'''

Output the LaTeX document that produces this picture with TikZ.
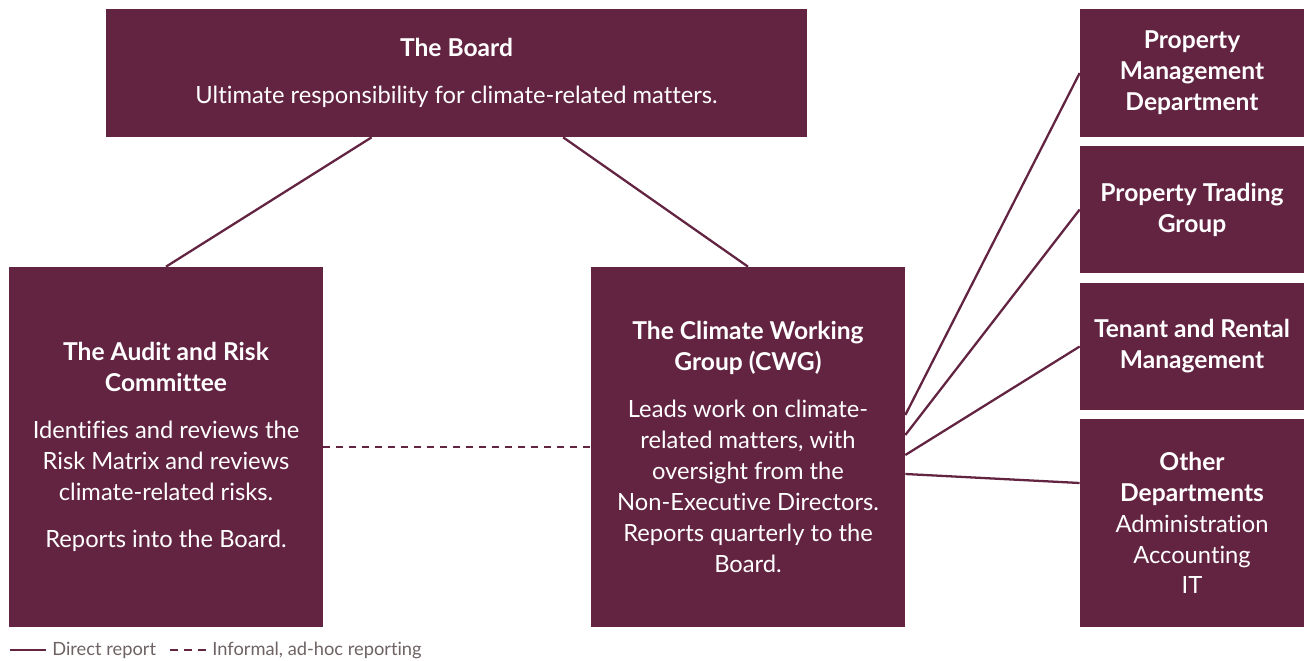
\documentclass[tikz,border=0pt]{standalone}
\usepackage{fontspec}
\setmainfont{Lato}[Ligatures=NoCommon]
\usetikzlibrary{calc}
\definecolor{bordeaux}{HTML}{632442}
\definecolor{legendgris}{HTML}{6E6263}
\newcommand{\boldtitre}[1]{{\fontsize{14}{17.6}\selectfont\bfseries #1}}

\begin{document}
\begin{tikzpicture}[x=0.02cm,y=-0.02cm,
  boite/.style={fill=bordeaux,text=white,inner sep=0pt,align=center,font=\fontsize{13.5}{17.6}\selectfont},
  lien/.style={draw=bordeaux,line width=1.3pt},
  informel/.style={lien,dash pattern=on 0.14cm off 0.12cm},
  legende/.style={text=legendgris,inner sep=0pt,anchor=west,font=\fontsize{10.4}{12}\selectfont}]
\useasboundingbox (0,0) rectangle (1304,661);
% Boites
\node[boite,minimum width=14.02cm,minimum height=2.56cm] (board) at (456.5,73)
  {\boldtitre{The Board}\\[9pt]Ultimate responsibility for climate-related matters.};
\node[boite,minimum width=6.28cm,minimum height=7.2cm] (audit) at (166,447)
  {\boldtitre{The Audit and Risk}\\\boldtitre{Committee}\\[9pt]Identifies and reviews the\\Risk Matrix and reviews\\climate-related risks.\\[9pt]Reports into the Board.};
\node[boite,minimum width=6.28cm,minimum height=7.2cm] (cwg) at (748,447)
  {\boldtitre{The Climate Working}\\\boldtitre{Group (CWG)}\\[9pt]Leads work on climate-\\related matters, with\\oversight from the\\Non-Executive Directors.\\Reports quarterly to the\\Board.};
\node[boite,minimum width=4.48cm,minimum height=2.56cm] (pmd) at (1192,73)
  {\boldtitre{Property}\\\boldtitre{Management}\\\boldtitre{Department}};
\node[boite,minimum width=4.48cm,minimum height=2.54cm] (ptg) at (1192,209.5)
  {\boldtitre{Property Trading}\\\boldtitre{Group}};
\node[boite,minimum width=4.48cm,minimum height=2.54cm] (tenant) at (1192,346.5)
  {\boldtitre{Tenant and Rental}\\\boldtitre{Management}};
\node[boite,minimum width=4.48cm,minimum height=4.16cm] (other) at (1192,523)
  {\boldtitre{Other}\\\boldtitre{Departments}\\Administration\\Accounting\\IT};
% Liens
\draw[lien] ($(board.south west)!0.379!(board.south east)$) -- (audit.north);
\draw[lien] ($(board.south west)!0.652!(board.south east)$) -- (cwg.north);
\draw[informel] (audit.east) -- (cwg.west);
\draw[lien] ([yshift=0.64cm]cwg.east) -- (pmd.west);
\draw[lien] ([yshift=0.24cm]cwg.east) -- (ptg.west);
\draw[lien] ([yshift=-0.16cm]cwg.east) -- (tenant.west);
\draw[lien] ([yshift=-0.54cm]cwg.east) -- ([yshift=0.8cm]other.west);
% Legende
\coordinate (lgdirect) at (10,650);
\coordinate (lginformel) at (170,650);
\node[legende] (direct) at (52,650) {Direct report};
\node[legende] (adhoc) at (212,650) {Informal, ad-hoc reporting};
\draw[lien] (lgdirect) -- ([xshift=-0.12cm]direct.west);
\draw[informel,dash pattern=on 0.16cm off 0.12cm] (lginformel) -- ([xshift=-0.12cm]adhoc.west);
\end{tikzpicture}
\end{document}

'''

= GOAL =
Make an exact reproduction of the listing above, without any pictures.

= ANSWER BELOW =
Output the LaTeX document that produces this picture with TikZ.
\documentclass[tikz,border=0pt]{standalone}
\usepackage{fontspec}
\setmainfont{Lato}[Ligatures=NoCommon]
\usetikzlibrary{calc}
\definecolor{bordeaux}{HTML}{632442}
\definecolor{legendgris}{HTML}{6E6263}
\newcommand{\boldtitre}[1]{{\fontsize{14}{17.6}\selectfont\bfseries #1}}

\begin{document}
\begin{tikzpicture}[x=0.02cm,y=-0.02cm,
  boite/.style={fill=bordeaux,text=white,inner sep=0pt,align=center,font=\fontsize{13.5}{17.6}\selectfont},
  lien/.style={draw=bordeaux,line width=1.3pt},
  informel/.style={lien,dash pattern=on 0.14cm off 0.12cm},
  legende/.style={text=legendgris,inner sep=0pt,anchor=west,font=\fontsize{10.4}{12}\selectfont}]
\useasboundingbox (0,0) rectangle (1304,661);
% Boites
\node[boite,minimum width=14.02cm,minimum height=2.56cm] (board) at (456.5,73)
  {\boldtitre{The Board}\\[9pt]Ultimate responsibility for climate-related matters.};
\node[boite,minimum width=6.28cm,minimum height=7.2cm] (audit) at (166,447)
  {\boldtitre{The Audit and Risk}\\\boldtitre{Committee}\\[9pt]Identifies and reviews the\\Risk Matrix and reviews\\climate-related risks.\\[9pt]Reports into the Board.};
\node[boite,minimum width=6.28cm,minimum height=7.2cm] (cwg) at (748,447)
  {\boldtitre{The Climate Working}\\\boldtitre{Group (CWG)}\\[9pt]Leads work on climate-\\related matters, with\\oversight from the\\Non-Executive Directors.\\Reports quarterly to the\\Board.};
\node[boite,minimum width=4.48cm,minimum height=2.56cm] (pmd) at (1192,73)
  {\boldtitre{Property}\\\boldtitre{Management}\\\boldtitre{Department}};
\node[boite,minimum width=4.48cm,minimum height=2.54cm] (ptg) at (1192,209.5)
  {\boldtitre{Property Trading}\\\boldtitre{Group}};
\node[boite,minimum width=4.48cm,minimum height=2.54cm] (tenant) at (1192,346.5)
  {\boldtitre{Tenant and Rental}\\\boldtitre{Management}};
\node[boite,minimum width=4.48cm,minimum height=4.16cm] (other) at (1192,523)
  {\boldtitre{Other}\\\boldtitre{Departments}\\Administration\\Accounting\\IT};
% Liens
\draw[lien] ($(board.south west)!0.379!(board.south east)$) -- (audit.north);
\draw[lien] ($(board.south west)!0.652!(board.south east)$) -- (cwg.north);
\draw[informel] (audit.east) -- (cwg.west);
\draw[lien] ([yshift=0.64cm]cwg.east) -- (pmd.west);
\draw[lien] ([yshift=0.24cm]cwg.east) -- (ptg.west);
\draw[lien] ([yshift=-0.16cm]cwg.east) -- (tenant.west);
\draw[lien] ([yshift=-0.54cm]cwg.east) -- ([yshift=0.8cm]other.west);
% Legende
\coordinate (lgdirect) at (10,650);
\coordinate (lginformel) at (170,650);
\node[legende] (direct) at (52,650) {Direct report};
\node[legende] (adhoc) at (212,650) {Informal, ad-hoc reporting};
\draw[lien] (lgdirect) -- ([xshift=-0.12cm]direct.west);
\draw[informel,dash pattern=on 0.16cm off 0.12cm] (lginformel) -- ([xshift=-0.12cm]adhoc.west);
\end{tikzpicture}
\end{document}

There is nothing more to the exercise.